Clare was never concerned with the French Revolution because it never seemed to affect him, he was very much younger than Wordsworth and his contemporaries and even when he was older it would have never bothered him because he was of such low class. Something that did affect him however was the agricultural, and industrial revolution. In 'The Destroyer' he shows his hatred of what man does to the landscape, it is a fight between man and nature; the shepherd 'With almost every footstep crushed a flower' and the wind cannot resurrect it, yet "ironically, those beaten down by the dogs recover and become as "happy as the wind'" (Storey, 133). In the final four lines Clare expresses his sadness that such nature can be so easily destroyed “Like crouching tigers had howled havoc here?”
To Clare nature is just the countryside, he knows it too well for it to mean anything else, and he has an awareness of nature like no one else. He writes what he sees and that is all. For Wordsworth things are different, he tells us that Nature is 'the nurse' / The guide, the guardian of my heart…'; Wordsworth feels there is much more to nature than just its beauty. Both men have "an intense devotion to watching and describing nature" (Williams, 133), the way in which they do it however is very different. Wordsworth appealed to the Romantic critics of his time, Clare did also but only until the novelty of a peasant being able to write poetry wore off.
Word Count: 2,172.
Bibliography:
Bate, Jonathan. Romantic Ecology: Wordsworth and the environmental tradition. London: Routledge, 1991.
Harvey, Geoffrey. The Romantic Tradition in Modern English Poetry: rhetoric and experience. Basingstoke: Macmillan, 1986.
Modiano, Raimonda.

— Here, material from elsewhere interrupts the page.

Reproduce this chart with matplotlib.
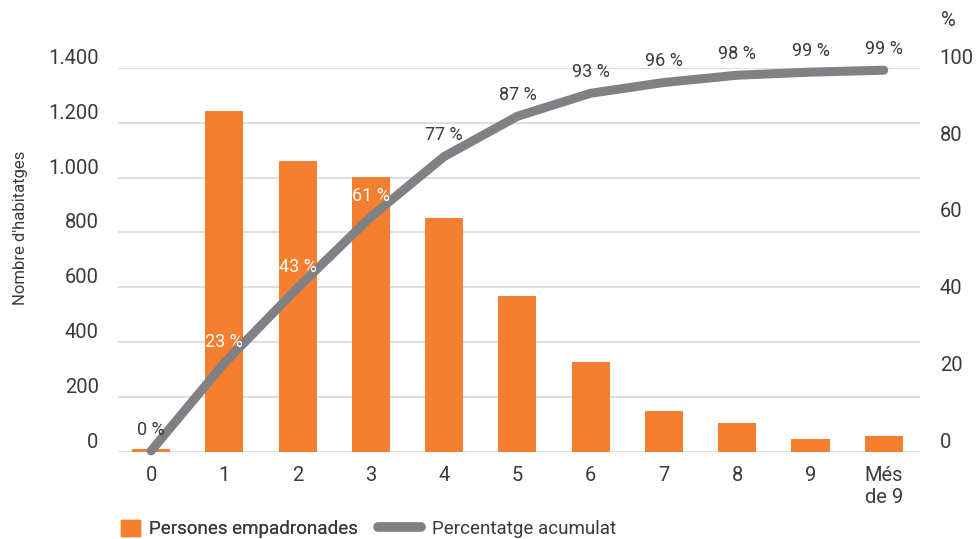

Coleridge and the Concept of Nature. London: Macmillan, 1985.
O'Flinn, Paul. How to Study Romantic Poetry. London: Macmillan, 1988.
Storey, Mark. The Poetry of John Clare: a critical introduction. London: Macmillan, 1974.
The Norton Anthology, English Literature. Ed. M.H.Abrams. 7th ed. New York: W.W.Norton & Company, 1999.
Williams, Raymond. The Country and the City. London: Catto and Windus, 1973.